____ PROVIDED ENTRIES

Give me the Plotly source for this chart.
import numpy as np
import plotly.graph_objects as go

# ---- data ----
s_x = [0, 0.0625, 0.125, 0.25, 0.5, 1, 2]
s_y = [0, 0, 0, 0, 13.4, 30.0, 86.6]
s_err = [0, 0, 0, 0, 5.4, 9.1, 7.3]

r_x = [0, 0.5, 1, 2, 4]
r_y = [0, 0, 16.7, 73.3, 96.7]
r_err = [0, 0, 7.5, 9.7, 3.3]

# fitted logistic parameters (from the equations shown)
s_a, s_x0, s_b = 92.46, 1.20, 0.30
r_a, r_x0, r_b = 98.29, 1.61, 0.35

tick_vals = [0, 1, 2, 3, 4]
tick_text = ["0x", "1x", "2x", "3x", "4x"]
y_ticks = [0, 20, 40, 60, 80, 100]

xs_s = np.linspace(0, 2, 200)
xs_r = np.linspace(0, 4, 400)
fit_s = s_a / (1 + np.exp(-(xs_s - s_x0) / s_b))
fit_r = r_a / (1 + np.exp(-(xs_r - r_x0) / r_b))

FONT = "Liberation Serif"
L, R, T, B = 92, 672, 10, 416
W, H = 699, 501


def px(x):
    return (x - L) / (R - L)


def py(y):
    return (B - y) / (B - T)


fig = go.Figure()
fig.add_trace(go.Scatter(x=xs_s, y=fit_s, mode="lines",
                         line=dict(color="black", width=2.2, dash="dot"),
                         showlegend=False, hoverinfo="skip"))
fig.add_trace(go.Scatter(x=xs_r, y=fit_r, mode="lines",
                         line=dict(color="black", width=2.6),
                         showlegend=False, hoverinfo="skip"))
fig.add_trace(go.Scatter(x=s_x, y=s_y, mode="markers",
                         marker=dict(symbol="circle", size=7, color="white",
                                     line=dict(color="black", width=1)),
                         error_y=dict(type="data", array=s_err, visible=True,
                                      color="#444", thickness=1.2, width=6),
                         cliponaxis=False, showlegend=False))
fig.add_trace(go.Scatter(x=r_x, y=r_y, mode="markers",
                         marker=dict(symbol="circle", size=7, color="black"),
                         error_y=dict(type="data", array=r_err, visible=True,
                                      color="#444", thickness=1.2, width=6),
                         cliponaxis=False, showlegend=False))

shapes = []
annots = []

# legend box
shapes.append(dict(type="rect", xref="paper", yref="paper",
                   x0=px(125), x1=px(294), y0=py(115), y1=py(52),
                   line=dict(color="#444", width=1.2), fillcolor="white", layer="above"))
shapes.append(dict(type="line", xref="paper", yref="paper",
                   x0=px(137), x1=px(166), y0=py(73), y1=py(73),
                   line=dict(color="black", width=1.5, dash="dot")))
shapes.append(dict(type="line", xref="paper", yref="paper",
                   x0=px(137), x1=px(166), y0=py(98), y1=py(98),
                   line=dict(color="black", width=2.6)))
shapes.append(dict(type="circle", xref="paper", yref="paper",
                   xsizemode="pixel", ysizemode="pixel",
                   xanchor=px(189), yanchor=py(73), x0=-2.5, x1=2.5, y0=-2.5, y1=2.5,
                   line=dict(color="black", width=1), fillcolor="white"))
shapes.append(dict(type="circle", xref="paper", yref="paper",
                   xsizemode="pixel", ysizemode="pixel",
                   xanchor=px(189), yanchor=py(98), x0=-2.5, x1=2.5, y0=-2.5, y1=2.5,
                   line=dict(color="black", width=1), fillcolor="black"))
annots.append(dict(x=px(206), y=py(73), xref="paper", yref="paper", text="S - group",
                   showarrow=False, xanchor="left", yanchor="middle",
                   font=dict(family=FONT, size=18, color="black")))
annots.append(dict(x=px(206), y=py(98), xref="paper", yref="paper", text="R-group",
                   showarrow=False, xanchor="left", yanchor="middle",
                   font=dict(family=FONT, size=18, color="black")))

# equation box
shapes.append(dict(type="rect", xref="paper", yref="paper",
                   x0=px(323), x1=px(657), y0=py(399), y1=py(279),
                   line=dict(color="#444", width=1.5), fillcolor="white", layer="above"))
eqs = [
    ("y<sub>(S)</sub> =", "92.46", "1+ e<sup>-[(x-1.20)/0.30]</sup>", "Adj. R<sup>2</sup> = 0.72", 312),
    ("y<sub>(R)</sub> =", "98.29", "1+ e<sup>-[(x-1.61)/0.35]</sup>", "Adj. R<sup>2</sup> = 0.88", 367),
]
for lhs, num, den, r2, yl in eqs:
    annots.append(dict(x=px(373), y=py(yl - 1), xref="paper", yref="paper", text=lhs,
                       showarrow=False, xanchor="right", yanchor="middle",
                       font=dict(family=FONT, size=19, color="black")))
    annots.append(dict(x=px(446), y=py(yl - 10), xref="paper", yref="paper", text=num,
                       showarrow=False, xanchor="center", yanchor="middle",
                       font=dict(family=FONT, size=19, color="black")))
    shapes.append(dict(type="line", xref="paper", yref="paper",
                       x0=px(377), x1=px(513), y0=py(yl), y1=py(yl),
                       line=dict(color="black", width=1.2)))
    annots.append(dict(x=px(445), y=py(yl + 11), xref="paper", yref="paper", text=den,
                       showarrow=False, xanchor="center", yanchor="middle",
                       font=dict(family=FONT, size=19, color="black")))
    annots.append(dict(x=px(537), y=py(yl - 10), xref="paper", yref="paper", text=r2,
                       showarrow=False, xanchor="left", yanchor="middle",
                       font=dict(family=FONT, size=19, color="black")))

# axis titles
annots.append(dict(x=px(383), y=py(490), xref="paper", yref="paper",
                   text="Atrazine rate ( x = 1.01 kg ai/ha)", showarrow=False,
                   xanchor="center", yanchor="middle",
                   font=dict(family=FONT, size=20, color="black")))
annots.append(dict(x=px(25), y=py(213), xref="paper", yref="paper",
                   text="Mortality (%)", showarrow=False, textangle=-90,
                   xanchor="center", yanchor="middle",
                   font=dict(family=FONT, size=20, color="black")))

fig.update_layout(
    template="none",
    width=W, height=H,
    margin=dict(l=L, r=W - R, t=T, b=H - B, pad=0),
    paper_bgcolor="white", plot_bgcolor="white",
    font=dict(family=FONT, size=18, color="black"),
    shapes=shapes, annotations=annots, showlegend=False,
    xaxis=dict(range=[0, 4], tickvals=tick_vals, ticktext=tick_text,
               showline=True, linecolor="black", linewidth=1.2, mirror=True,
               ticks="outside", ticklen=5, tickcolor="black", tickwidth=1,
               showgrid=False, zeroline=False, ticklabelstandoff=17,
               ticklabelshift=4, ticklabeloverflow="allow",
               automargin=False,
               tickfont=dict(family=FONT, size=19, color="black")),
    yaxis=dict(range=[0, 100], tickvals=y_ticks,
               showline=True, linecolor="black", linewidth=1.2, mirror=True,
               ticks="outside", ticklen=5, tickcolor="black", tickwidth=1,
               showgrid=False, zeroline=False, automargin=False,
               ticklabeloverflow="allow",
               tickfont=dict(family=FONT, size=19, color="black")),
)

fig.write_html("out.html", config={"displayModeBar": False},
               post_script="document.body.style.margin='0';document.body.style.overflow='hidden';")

________
____ PROVIDED ENTRIES

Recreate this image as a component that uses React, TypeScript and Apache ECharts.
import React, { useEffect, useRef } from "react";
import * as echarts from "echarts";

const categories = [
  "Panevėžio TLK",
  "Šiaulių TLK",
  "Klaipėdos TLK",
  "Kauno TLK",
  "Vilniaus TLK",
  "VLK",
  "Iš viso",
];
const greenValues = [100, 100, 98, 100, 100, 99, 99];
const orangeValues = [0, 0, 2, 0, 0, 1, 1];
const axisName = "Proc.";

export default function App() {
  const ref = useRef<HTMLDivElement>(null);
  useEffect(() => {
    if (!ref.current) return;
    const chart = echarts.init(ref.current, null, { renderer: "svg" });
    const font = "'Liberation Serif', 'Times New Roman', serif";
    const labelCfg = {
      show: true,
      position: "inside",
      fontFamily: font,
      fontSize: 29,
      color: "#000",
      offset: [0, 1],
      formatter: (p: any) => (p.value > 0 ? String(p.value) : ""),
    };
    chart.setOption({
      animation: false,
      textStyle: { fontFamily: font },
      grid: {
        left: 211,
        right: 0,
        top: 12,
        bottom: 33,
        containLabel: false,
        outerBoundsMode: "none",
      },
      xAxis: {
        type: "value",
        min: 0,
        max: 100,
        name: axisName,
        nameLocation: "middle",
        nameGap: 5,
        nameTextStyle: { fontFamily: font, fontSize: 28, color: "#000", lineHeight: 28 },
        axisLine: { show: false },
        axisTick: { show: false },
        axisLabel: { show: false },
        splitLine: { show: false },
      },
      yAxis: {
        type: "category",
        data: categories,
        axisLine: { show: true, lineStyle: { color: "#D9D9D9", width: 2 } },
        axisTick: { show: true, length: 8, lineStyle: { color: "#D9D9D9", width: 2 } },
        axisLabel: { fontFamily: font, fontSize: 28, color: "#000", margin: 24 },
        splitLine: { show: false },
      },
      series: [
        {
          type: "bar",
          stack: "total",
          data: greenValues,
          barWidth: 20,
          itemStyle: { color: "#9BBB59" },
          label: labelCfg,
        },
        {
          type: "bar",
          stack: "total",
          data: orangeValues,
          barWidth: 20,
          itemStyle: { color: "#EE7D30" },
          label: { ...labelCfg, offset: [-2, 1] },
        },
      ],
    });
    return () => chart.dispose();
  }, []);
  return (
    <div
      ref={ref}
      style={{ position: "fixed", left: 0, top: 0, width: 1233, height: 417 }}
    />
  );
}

________
____ PROVIDED ENTRIES

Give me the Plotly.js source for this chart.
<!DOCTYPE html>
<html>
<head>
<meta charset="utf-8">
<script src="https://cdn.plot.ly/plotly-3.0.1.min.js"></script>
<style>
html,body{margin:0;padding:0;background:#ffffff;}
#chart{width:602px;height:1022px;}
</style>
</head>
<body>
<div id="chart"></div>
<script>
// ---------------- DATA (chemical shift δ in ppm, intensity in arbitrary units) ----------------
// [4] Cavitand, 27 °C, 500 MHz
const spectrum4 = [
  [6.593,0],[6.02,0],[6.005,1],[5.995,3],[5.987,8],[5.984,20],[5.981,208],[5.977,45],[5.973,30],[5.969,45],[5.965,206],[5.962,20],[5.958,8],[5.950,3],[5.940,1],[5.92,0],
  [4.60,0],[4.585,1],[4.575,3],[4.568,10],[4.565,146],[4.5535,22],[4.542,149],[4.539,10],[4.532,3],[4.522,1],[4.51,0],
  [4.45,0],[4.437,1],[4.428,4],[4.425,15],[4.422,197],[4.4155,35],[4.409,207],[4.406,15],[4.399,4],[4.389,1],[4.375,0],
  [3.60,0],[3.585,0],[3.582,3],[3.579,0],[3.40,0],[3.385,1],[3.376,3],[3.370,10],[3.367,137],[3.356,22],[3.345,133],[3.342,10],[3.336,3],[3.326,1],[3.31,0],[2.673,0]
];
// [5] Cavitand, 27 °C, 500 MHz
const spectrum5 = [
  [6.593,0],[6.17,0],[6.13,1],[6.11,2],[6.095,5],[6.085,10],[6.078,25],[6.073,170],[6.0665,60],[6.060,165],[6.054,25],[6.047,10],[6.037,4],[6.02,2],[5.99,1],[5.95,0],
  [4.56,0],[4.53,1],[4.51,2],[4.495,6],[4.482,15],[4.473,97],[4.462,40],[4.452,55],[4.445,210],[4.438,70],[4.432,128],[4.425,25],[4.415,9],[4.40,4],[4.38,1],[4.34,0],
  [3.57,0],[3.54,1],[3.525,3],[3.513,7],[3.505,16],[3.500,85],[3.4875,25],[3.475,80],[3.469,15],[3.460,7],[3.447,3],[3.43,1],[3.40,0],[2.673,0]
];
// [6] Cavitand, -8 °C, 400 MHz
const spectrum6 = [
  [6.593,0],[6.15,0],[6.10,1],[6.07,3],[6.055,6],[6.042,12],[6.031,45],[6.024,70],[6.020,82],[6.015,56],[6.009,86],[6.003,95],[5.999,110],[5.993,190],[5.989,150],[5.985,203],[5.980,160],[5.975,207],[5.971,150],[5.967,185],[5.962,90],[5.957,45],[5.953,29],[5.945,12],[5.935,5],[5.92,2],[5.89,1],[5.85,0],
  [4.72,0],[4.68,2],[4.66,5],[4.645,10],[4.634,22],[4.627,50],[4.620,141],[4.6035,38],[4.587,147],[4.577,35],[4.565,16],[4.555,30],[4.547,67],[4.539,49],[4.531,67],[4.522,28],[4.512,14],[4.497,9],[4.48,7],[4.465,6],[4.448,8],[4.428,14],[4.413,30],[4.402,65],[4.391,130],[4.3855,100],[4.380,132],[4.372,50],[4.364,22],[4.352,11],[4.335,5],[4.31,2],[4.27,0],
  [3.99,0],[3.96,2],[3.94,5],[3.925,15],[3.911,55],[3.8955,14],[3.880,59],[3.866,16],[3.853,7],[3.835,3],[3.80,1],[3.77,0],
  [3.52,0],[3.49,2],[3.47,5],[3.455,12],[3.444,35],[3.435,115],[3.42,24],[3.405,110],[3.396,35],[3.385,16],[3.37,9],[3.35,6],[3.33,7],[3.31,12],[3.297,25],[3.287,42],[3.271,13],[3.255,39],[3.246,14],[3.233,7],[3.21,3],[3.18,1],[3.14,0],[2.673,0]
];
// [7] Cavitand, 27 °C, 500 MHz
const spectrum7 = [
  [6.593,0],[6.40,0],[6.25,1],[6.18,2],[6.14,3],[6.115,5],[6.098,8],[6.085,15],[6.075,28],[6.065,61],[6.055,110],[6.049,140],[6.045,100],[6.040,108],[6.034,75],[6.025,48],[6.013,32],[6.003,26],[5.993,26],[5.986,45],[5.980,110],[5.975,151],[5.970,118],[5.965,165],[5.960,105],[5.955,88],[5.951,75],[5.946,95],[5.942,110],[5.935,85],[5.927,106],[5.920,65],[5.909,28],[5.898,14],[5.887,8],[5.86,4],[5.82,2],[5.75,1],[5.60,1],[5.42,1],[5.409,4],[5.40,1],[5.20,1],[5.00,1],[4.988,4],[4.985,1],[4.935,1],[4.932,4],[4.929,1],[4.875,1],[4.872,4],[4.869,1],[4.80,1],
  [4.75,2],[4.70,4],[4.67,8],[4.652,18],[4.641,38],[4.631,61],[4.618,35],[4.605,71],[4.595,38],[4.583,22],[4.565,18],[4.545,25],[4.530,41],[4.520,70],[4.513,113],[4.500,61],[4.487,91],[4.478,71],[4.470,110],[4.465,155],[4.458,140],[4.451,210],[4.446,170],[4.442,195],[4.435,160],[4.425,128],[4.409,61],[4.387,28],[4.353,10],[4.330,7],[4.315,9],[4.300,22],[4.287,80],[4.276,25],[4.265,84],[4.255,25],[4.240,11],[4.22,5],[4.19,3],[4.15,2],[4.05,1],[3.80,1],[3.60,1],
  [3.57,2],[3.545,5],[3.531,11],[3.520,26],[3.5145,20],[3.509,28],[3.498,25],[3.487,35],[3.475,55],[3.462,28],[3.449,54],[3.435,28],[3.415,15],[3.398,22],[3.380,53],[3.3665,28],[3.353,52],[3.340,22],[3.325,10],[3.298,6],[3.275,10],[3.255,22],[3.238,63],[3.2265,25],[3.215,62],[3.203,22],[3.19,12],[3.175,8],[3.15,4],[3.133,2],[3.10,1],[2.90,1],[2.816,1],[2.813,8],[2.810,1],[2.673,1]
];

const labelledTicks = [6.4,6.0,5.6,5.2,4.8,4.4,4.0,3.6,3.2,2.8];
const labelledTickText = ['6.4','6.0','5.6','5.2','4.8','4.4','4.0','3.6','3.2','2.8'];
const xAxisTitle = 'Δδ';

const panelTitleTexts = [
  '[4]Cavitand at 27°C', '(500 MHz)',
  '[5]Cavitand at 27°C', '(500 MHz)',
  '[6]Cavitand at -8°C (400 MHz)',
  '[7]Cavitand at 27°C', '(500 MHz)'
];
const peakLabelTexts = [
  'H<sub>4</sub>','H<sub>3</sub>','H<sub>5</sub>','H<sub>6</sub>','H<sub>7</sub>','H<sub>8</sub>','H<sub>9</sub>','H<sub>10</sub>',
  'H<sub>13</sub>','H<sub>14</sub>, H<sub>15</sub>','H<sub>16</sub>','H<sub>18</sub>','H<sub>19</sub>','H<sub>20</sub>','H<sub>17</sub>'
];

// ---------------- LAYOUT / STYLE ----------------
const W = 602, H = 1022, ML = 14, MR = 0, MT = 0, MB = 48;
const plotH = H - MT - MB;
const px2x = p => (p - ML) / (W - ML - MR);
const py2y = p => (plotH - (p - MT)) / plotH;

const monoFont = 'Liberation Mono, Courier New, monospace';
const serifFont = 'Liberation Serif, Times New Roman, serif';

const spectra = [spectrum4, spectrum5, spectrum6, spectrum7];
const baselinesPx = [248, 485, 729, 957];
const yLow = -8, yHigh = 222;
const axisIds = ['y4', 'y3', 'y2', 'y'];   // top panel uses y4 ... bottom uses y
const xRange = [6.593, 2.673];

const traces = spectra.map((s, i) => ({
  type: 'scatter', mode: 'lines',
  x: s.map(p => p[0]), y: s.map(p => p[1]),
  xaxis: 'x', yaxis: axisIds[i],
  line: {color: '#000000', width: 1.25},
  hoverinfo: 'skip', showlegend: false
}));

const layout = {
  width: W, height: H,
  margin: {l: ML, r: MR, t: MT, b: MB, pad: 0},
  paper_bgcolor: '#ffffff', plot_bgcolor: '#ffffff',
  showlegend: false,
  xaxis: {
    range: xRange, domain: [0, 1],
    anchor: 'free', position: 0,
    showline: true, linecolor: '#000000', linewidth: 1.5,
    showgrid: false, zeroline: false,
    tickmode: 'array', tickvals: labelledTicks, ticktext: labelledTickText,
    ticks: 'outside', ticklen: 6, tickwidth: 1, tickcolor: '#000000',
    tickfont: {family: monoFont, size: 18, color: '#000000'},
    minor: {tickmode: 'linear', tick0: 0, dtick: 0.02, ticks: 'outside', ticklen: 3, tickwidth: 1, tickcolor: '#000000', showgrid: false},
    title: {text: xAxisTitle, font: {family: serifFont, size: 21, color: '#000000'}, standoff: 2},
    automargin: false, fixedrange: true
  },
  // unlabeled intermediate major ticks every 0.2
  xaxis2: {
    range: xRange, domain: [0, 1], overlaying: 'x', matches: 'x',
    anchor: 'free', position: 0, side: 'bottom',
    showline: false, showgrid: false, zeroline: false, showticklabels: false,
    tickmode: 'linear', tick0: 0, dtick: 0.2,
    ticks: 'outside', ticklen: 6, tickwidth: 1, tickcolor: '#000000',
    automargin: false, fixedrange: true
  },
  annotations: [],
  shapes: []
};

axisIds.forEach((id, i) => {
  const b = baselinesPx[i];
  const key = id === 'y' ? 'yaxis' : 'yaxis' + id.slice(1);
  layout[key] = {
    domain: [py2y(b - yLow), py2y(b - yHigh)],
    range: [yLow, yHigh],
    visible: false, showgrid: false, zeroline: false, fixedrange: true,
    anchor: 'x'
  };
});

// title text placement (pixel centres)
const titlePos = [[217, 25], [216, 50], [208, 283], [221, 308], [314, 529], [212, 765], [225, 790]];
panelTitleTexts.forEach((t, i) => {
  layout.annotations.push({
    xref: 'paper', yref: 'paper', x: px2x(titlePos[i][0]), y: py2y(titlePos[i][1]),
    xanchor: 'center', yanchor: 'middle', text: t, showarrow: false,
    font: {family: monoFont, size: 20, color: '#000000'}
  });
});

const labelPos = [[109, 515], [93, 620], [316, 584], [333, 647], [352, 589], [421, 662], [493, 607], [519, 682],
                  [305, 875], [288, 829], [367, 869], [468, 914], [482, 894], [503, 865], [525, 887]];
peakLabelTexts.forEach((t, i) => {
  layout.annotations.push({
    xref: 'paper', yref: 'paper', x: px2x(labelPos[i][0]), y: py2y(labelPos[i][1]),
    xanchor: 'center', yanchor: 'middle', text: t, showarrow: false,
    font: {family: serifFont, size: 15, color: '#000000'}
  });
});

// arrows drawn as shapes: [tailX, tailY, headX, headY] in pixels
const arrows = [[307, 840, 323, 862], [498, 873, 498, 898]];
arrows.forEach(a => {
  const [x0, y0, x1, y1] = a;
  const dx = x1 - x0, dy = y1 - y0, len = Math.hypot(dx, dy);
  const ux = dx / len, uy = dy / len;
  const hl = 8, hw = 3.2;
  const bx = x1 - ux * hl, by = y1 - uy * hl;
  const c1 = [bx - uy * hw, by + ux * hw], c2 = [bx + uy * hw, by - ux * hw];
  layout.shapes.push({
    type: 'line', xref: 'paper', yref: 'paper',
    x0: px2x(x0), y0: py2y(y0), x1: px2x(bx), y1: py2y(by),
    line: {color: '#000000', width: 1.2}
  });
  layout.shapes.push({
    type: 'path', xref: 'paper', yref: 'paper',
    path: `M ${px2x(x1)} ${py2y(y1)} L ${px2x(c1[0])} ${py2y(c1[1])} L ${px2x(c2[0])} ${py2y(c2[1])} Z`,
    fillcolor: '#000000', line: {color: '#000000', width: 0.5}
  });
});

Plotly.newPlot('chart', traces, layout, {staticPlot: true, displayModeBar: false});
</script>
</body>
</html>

________

**SHORT EXERCISE**: Pick out each line in the material containing "Give".

**PROBLEM SOLUTION**:
Give me the Plotly source for this chart.
Give me the Plotly.js source for this chart.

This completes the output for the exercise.